Despite the dramatic changes in gender norms in the last few decades, there is one domain where men have steadfastly refused to make tremendous gains: Chores. Wives who are primary breadwinner in the house? Hardly unusual. Husbands who are passionate closet-organizers? Rarer specimens.
This might not be a problem requiring a national solution, but Stephen Marche writing in the New York Times, has one anyway. "The only possible solution to the housework discrepancy is for everyone to do a lot less of it," he writes.
Hm, maybe. But also, how convenient. Wives want cleaner homes; husbands don't. And the "only possible" compromise solution is that the guys get exactly what they want?

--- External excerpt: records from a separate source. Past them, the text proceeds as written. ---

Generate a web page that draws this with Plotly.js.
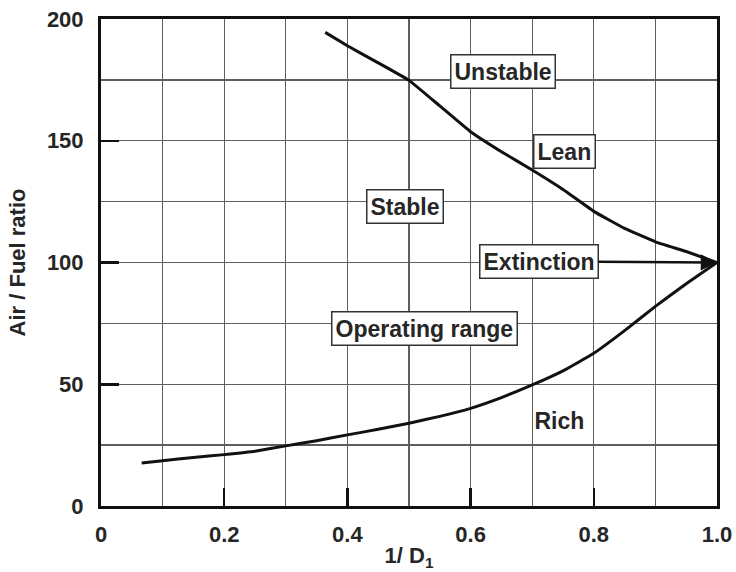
<!DOCTYPE html>
<html>
<head>
<meta charset="utf-8">
<script src="https://cdn.plot.ly/plotly-3.0.1.min.js"></script>
<style>html,body{margin:0;padding:0;background:#fff;}#chart{width:736px;height:572px;}</style>
</head>
<body>
<div id="chart"></div>
<script>
// Upper (lean) stability limit
const upperX = [0.364, 0.40, 0.45, 0.50, 0.55, 0.60, 0.65, 0.70, 0.75, 0.80, 0.85, 0.90, 0.95, 1.0];
const upperY = [194.5, 189, 182, 174.8, 164.3, 153.7, 145.5, 138, 130, 121, 114, 108.5, 104.5, 100];
// Lower (rich) stability limit
const lowerX = [0.066, 0.10, 0.15, 0.20, 0.25, 0.30, 0.35, 0.40, 0.45, 0.50, 0.55, 0.60, 0.65, 0.70, 0.75, 0.80, 0.85, 0.90, 0.95, 1.0];
const lowerY = [17.7, 18.6, 19.9, 21.1, 22.5, 24.7, 26.8, 29.2, 31.5, 34, 36.8, 40.1, 44.5, 49.7, 55.5, 62.7, 72, 82, 91.3, 100];

const xTickVals = [0, 0.2, 0.4, 0.6, 0.8, 1.0];
const xTickText = ['0', '0.2', '0.4', '0.6', '0.8', '1.0'];
const yTickVals = [0, 50, 100, 150, 200];
const yTickText = ['0', '50', '100', '150', '200'];

const labelText = ['Unstable', 'Lean', 'Stable', 'Operating range', 'Rich'];
const labelX = [0.653, 0.753, 0.494, 0.525, 0.745];
const labelY = [178.4, 145.6, 122.8, 72.7, 35];
const labelBoxed = [true, true, true, true, false];

const arrowText = 'Extinction';
const arrowTailX = 0.711, arrowTailY = 100.4;
const arrowHeadX = 1.0, arrowHeadY = 100;

const FONT = 'Liberation Sans, Arial, sans-serif';
const TXT = '#262626';
const lineStyle = {color: '#111', width: 3, shape: 'spline', smoothing: 0.3};

const traces = [
  {x: upperX, y: upperY, mode: 'lines', line: lineStyle, cliponaxis: false, hoverinfo: 'skip'},
  {x: lowerX, y: lowerY, mode: 'lines', line: lineStyle, cliponaxis: false, hoverinfo: 'skip'}
];

const annotations = labelText.map((t, i) => ({
  x: labelX[i], y: labelY[i], xref: 'x', yref: 'y',
  text: '<b>' + t + '</b>', showarrow: false,
  font: {family: FONT, size: 23, color: TXT},
  bgcolor: labelBoxed[i] ? '#fff' : 'rgba(0,0,0,0)',
  bordercolor: labelBoxed[i] ? '#333' : 'rgba(0,0,0,0)',
  borderwidth: 1.5, borderpad: 3
}));
annotations.push({
  x: arrowHeadX, y: arrowHeadY, xref: 'x', yref: 'y',
  ax: arrowTailX, ay: arrowTailY, axref: 'x', ayref: 'y',
  text: '<b>' + arrowText + '</b>', showarrow: true,
  arrowhead: 2, arrowsize: 1.3, arrowwidth: 2.5, arrowcolor: '#111',
  font: {family: FONT, size: 23, color: TXT},
  bgcolor: '#fff', bordercolor: '#333', borderwidth: 1.5, borderpad: 3
});

const gridColor = '#5e5e5e';
const layout = {
  width: 736, height: 572,
  margin: {l: 101, r: 19, t: 19, b: 66},
  paper_bgcolor: '#fff', plot_bgcolor: '#fff',
  showlegend: false,
  font: {family: FONT, color: TXT},
  xaxis: {
    range: [0, 1], tickmode: 'array', tickvals: xTickVals, ticktext: xTickText,
    ticks: 'inside', ticklen: 18, tickwidth: 2.5, tickcolor: '#111',
    ticklabelstandoff: 7,
    showgrid: true, gridcolor: gridColor, gridwidth: 1.3,
    minor: {tickmode: 'linear', tick0: 0, dtick: 0.1, showgrid: true, gridcolor: gridColor, gridwidth: 1.3, ticks: ''},
    showline: true, mirror: true, linecolor: '#111', linewidth: 3,
    zeroline: false,
    tickfont: {family: FONT, size: 22, color: TXT, weight: 'bold'},
    title: {text: '<b>1/ D<sub>1</sub></b>', font: {family: FONT, size: 22, color: TXT}, standoff: 2}
  },
  yaxis: {
    range: [0, 200], tickmode: 'array', tickvals: yTickVals, ticktext: yTickText,
    ticks: 'inside', ticklen: 18, tickwidth: 2.5, tickcolor: '#111',
    ticklabelstandoff: 10,
    showgrid: true, gridcolor: gridColor, gridwidth: 1.3,
    minor: {tickmode: 'linear', tick0: 0, dtick: 25, showgrid: true, gridcolor: gridColor, gridwidth: 1.3, ticks: ''},
    showline: true, mirror: true, linecolor: '#111', linewidth: 3,
    zeroline: false,
    tickfont: {family: FONT, size: 22, color: TXT, weight: 'bold'},
    title: {text: '<b>Air / Fuel ratio</b>', font: {family: FONT, size: 22, color: TXT}, standoff: 16}
  },
  annotations: annotations
};

Plotly.newPlot('chart', traces, layout, {staticPlot: true, displayModeBar: false});
</script>
</body>
</html>
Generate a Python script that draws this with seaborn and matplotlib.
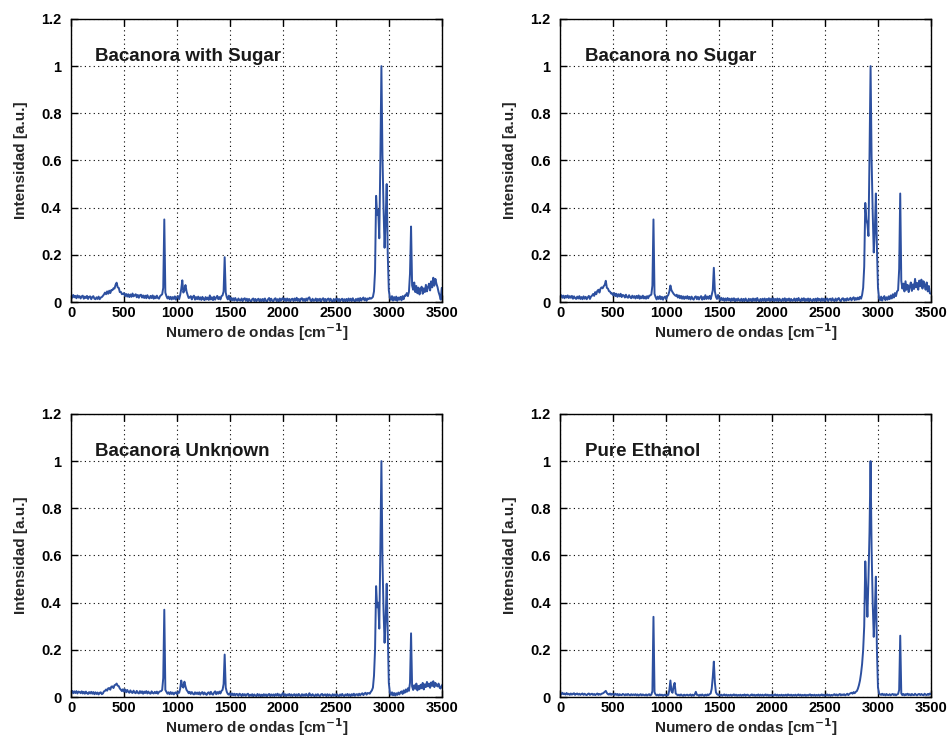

This is the third article I've read on the subject of men and housework, after Jon Chait (asking women to embrace the dust) and Jessica Grose (asking men to embrace the duster). Without trying to sound like a cop out, I'll just say that I have no idea how all 120 million married couples should divide their responsibilities. But here are three facts about housework and married couples that should probably drive the discussion:
- There's less and less housework to do: The amount of housework has declined by 23 percent in the last half century, according to the American Time Use Survey, which is the gold standard for measuring how we spend our days. Some of this decline might be dirtier houses. Much of it is new technologies, like better washer dryers and vacuums, that save time.
- Men do more of it than they used to: They've more than doubled their share of housework since the 1960s.
- But women still do most of it: 18 hours a week for mothers vs. 10 hours a week for fathers in the 2011 ATUS.